Early Radarange Microwave Oven
The company Spencer was working for, Raytheon, then filed a patent on October 8, 1945 for a microwave cooking oven, eventually named the Radarange.  This first commercially produced microwave oven was about 6 feet tall and weighed around 750 pounds.  The price tag on these units was about $5000 a piece.  It wasn’t until 1967 that the first microwave oven that was both relatively affordable ($495) and reasonably sized (counter-top model) became available.

Saturday, 18 October 2014

The First Man In Space

Starman tells story Yuri Gagarin the first man in space and by doing so tells us the story of the start of the space race.
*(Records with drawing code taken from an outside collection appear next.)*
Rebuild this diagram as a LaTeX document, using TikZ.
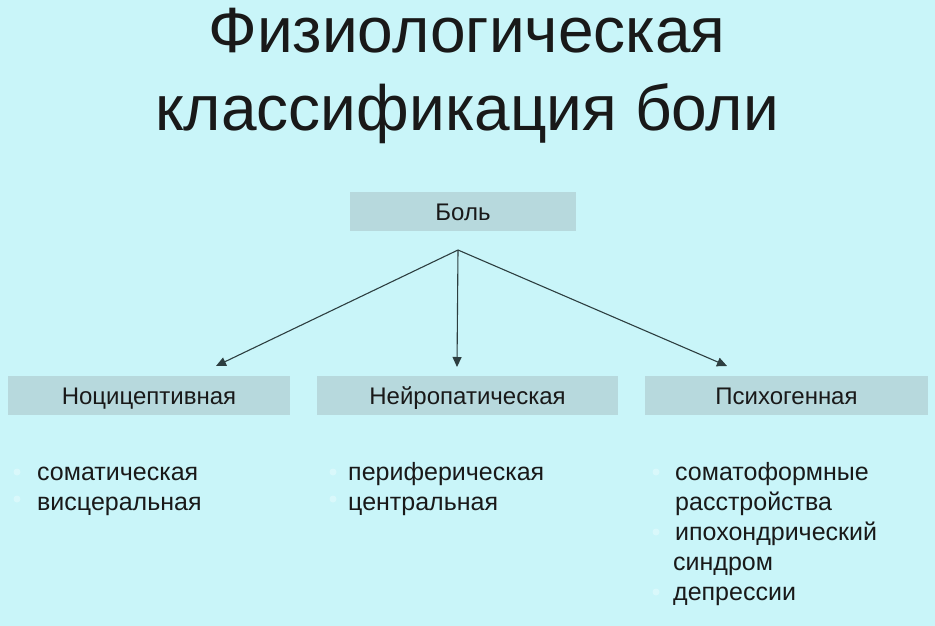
\documentclass[tikz,border=0pt]{standalone}
\usepackage{fontspec}
\setmainfont{Liberation Sans}
\usetikzlibrary{arrows.meta}
\definecolor{slidebg}{RGB}{201,245,249}
\definecolor{boxfill}{RGB}{183,217,221}
\definecolor{dotfill}{RGB}{217,248,251}
\definecolor{linecol}{RGB}{45,62,64}
\begin{document}
\begin{tikzpicture}[x=1pt, y=-1pt,
    classbox/.style={fill=boxfill, minimum height=39pt, inner sep=0pt, text=black!90,
      text height=17pt, text depth=0pt, font=\fontsize{24}{28}\selectfont},
    item/.style={anchor=base west, inner sep=0pt, text=black!90,
      font=\fontsize{25}{30}\selectfont},
    heading/.style={anchor=base, text=black!90, font=\fontsize{64}{73}\selectfont},
    branch/.style={-{Triangle[length=10pt, width=9pt]}, line width=1.1pt, draw=linecol}]
  \fill[slidebg] (0,0) rectangle (935,626);
  \useasboundingbox (0,0) rectangle (935,626);

  % title
  \node[heading] (title1) at (467,53) {Физиологическая};
  \node[heading] (title2) at (467,130) {классификация боли};

  % boxes
  \node[classbox, minimum width=226pt] (pain) at (463,211.5) {Боль};
  \node[classbox, minimum width=282pt] (noci) at (149,395.5) {Ноцицептивная};
  \node[classbox, minimum width=301pt] (neuro) at (467.5,395.5) {Нейропатическая};
  \node[classbox, minimum width=283pt] (psycho) at (786.5,395.5) {Психогенная};

  % arrows
  \coordinate (split) at (458,250);
  \coordinate (tipL) at (216,366);
  \coordinate (tipM) at (457,367);
  \coordinate (tipR) at (727,366);
  \draw[branch] (split) -- (tipL);
  \draw[branch] (split) -- (tipM);
  \draw[branch] (split) -- (tipR);

  % nociceptive
  \fill[dotfill] (17,472) circle (3.5);
  \fill[dotfill] (17,499) circle (3.5);
  \node[item] (soma) at (37,480) {соматическая};
  \node[item] (visc) at (37,510) {висцеральная};

  % neuropathic
  \fill[dotfill] (333,472) circle (3.5);
  \fill[dotfill] (333,499) circle (3.5);
  \node[item] (peri) at (348,480) {периферическая};
  \node[item] (centr) at (348,510) {центральная};

  % psychogenic
  \fill[dotfill] (656,472) circle (3.5);
  \fill[dotfill] (656,532) circle (3.5);
  \fill[dotfill] (656,592) circle (3.5);
  \node[item] (somf) at (675,480) {соматоформные};
  \node[item] (somf2) at (675,510) {расстройства};
  \node[item] (hypo) at (675,540) {ипохондрический};
  \node[item] (hypo2) at (673,570) {синдром};
  \node[item] (depr) at (673,600) {депрессии};
\end{tikzpicture}
\end{document}
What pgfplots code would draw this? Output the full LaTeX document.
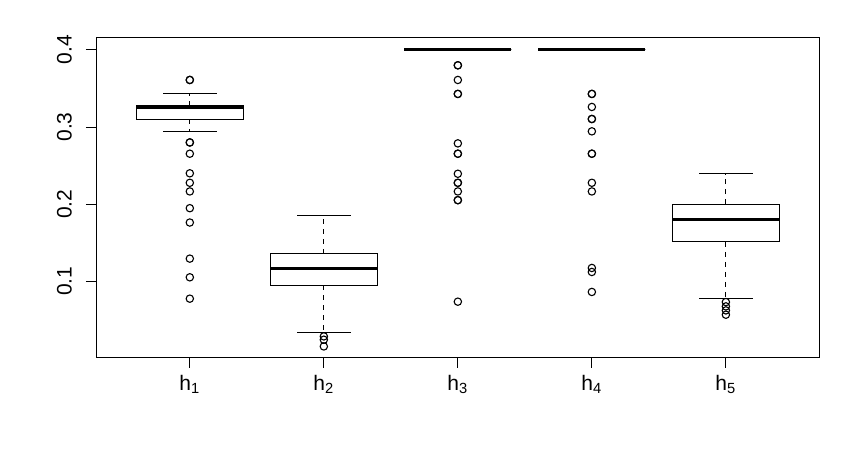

It is easy to forget that the USSR was miles ahead of the US in the early years of the space race and had an impressive list of firsts. Which included first object put in space and the first man and woman in space. 

The author has crafted a well-balanced book that delivers both  an entertaining and informative read. I entered this book with only cursory knowledge of Yuri and was fascinated to see how the son of a potato farmer became the first man in space. Even more fascinating was his life afterwards and how he was used as a political tool in the emerging Cold War. I am drawn to books on the Soviet Union like a moth to light and this one did not let me down. I always love having a peek behind the Iron Curtain.

As mentioned before to tell the story of Yuri is to tell the story of the start of the space race. The author goes to great length to give the reader an understanding of how much Yuri's flight and other achievements of the USSR impacted on the psyche of the West. It is easy to forget through the fog of time that the space race was a direct reflection of the might and threat posed by the Superpowers, and in the beginning the Soviets reigned supreme.